# Information provided:
____

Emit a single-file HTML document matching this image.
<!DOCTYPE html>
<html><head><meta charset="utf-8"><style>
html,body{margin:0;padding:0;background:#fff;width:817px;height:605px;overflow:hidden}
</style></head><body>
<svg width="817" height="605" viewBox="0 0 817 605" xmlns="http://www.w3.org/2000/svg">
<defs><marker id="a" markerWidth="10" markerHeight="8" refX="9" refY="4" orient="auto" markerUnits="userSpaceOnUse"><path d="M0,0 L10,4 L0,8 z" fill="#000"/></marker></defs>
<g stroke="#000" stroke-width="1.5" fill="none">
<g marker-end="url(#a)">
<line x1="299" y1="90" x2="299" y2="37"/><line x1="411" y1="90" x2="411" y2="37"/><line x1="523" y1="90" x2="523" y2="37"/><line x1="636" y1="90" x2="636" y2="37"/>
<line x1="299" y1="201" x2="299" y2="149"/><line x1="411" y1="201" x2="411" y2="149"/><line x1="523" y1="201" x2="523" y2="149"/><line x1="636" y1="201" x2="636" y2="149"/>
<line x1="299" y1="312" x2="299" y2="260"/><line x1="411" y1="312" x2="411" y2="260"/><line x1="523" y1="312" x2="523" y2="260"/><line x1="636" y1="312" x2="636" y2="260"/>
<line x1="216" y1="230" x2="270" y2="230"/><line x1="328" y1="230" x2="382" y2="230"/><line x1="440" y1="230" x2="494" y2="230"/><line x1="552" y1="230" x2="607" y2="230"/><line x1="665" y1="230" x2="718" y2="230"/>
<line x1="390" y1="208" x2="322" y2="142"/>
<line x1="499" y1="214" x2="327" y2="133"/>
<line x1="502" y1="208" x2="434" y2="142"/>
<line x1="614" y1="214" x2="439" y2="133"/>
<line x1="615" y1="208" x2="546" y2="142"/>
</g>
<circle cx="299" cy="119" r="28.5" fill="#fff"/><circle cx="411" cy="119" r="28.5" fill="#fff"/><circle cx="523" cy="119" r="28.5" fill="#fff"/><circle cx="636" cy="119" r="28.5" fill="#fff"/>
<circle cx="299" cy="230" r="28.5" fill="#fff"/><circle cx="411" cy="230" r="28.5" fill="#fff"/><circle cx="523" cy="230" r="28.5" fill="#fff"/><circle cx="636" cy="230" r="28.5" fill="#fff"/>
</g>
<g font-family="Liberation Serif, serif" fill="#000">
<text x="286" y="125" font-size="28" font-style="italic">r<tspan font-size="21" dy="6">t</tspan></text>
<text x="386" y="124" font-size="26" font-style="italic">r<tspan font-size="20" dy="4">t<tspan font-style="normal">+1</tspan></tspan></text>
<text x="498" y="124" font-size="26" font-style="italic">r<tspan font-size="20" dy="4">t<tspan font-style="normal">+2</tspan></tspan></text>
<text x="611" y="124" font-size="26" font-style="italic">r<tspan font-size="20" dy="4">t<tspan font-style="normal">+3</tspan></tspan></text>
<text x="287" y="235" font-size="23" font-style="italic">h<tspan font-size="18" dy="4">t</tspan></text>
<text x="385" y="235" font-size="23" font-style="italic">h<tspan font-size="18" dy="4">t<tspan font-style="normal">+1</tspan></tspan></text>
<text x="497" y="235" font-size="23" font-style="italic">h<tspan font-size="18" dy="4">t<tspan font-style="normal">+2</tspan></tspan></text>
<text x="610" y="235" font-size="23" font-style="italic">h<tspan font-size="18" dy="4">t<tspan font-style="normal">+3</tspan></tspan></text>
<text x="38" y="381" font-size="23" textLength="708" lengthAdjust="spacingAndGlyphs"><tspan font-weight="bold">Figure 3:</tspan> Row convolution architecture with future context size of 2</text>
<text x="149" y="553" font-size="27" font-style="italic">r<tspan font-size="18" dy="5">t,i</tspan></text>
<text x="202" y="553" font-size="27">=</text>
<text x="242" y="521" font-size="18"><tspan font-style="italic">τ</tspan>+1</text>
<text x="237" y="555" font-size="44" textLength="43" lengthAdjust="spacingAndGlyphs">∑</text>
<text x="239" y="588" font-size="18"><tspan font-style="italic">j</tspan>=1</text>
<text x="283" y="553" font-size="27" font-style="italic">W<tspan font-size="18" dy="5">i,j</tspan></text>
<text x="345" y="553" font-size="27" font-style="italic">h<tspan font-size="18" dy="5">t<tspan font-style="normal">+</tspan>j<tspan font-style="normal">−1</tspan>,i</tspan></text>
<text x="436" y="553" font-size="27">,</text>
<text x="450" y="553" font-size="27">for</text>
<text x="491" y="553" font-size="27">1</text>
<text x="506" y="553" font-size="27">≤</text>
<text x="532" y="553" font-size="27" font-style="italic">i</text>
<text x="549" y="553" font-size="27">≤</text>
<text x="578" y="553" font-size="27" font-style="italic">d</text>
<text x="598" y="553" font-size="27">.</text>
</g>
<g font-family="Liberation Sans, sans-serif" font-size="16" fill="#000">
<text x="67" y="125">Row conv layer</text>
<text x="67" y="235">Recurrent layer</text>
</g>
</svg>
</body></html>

____

Transcribe the full listing above without leaving anything out.

# In response:
Emit a single-file HTML document matching this image.
<!DOCTYPE html>
<html><head><meta charset="utf-8"><style>
html,body{margin:0;padding:0;background:#fff;width:817px;height:605px;overflow:hidden}
</style></head><body>
<svg width="817" height="605" viewBox="0 0 817 605" xmlns="http://www.w3.org/2000/svg">
<defs><marker id="a" markerWidth="10" markerHeight="8" refX="9" refY="4" orient="auto" markerUnits="userSpaceOnUse"><path d="M0,0 L10,4 L0,8 z" fill="#000"/></marker></defs>
<g stroke="#000" stroke-width="1.5" fill="none">
<g marker-end="url(#a)">
<line x1="299" y1="90" x2="299" y2="37"/><line x1="411" y1="90" x2="411" y2="37"/><line x1="523" y1="90" x2="523" y2="37"/><line x1="636" y1="90" x2="636" y2="37"/>
<line x1="299" y1="201" x2="299" y2="149"/><line x1="411" y1="201" x2="411" y2="149"/><line x1="523" y1="201" x2="523" y2="149"/><line x1="636" y1="201" x2="636" y2="149"/>
<line x1="299" y1="312" x2="299" y2="260"/><line x1="411" y1="312" x2="411" y2="260"/><line x1="523" y1="312" x2="523" y2="260"/><line x1="636" y1="312" x2="636" y2="260"/>
<line x1="216" y1="230" x2="270" y2="230"/><line x1="328" y1="230" x2="382" y2="230"/><line x1="440" y1="230" x2="494" y2="230"/><line x1="552" y1="230" x2="607" y2="230"/><line x1="665" y1="230" x2="718" y2="230"/>
<line x1="390" y1="208" x2="322" y2="142"/>
<line x1="499" y1="214" x2="327" y2="133"/>
<line x1="502" y1="208" x2="434" y2="142"/>
<line x1="614" y1="214" x2="439" y2="133"/>
<line x1="615" y1="208" x2="546" y2="142"/>
</g>
<circle cx="299" cy="119" r="28.5" fill="#fff"/><circle cx="411" cy="119" r="28.5" fill="#fff"/><circle cx="523" cy="119" r="28.5" fill="#fff"/><circle cx="636" cy="119" r="28.5" fill="#fff"/>
<circle cx="299" cy="230" r="28.5" fill="#fff"/><circle cx="411" cy="230" r="28.5" fill="#fff"/><circle cx="523" cy="230" r="28.5" fill="#fff"/><circle cx="636" cy="230" r="28.5" fill="#fff"/>
</g>
<g font-family="Liberation Serif, serif" fill="#000">
<text x="286" y="125" font-size="28" font-style="italic">r<tspan font-size="21" dy="6">t</tspan></text>
<text x="386" y="124" font-size="26" font-style="italic">r<tspan font-size="20" dy="4">t<tspan font-style="normal">+1</tspan></tspan></text>
<text x="498" y="124" font-size="26" font-style="italic">r<tspan font-size="20" dy="4">t<tspan font-style="normal">+2</tspan></tspan></text>
<text x="611" y="124" font-size="26" font-style="italic">r<tspan font-size="20" dy="4">t<tspan font-style="normal">+3</tspan></tspan></text>
<text x="287" y="235" font-size="23" font-style="italic">h<tspan font-size="18" dy="4">t</tspan></text>
<text x="385" y="235" font-size="23" font-style="italic">h<tspan font-size="18" dy="4">t<tspan font-style="normal">+1</tspan></tspan></text>
<text x="497" y="235" font-size="23" font-style="italic">h<tspan font-size="18" dy="4">t<tspan font-style="normal">+2</tspan></tspan></text>
<text x="610" y="235" font-size="23" font-style="italic">h<tspan font-size="18" dy="4">t<tspan font-style="normal">+3</tspan></tspan></text>
<text x="38" y="381" font-size="23" textLength="708" lengthAdjust="spacingAndGlyphs"><tspan font-weight="bold">Figure 3:</tspan> Row convolution architecture with future context size of 2</text>
<text x="149" y="553" font-size="27" font-style="italic">r<tspan font-size="18" dy="5">t,i</tspan></text>
<text x="202" y="553" font-size="27">=</text>
<text x="242" y="521" font-size="18"><tspan font-style="italic">τ</tspan>+1</text>
<text x="237" y="555" font-size="44" textLength="43" lengthAdjust="spacingAndGlyphs">∑</text>
<text x="239" y="588" font-size="18"><tspan font-style="italic">j</tspan>=1</text>
<text x="283" y="553" font-size="27" font-style="italic">W<tspan font-size="18" dy="5">i,j</tspan></text>
<text x="345" y="553" font-size="27" font-style="italic">h<tspan font-size="18" dy="5">t<tspan font-style="normal">+</tspan>j<tspan font-style="normal">−1</tspan>,i</tspan></text>
<text x="436" y="553" font-size="27">,</text>
<text x="450" y="553" font-size="27">for</text>
<text x="491" y="553" font-size="27">1</text>
<text x="506" y="553" font-size="27">≤</text>
<text x="532" y="553" font-size="27" font-style="italic">i</text>
<text x="549" y="553" font-size="27">≤</text>
<text x="578" y="553" font-size="27" font-style="italic">d</text>
<text x="598" y="553" font-size="27">.</text>
</g>
<g font-family="Liberation Sans, sans-serif" font-size="16" fill="#000">
<text x="67" y="125">Row conv layer</text>
<text x="67" y="235">Recurrent layer</text>
</g>
</svg>
</body></html>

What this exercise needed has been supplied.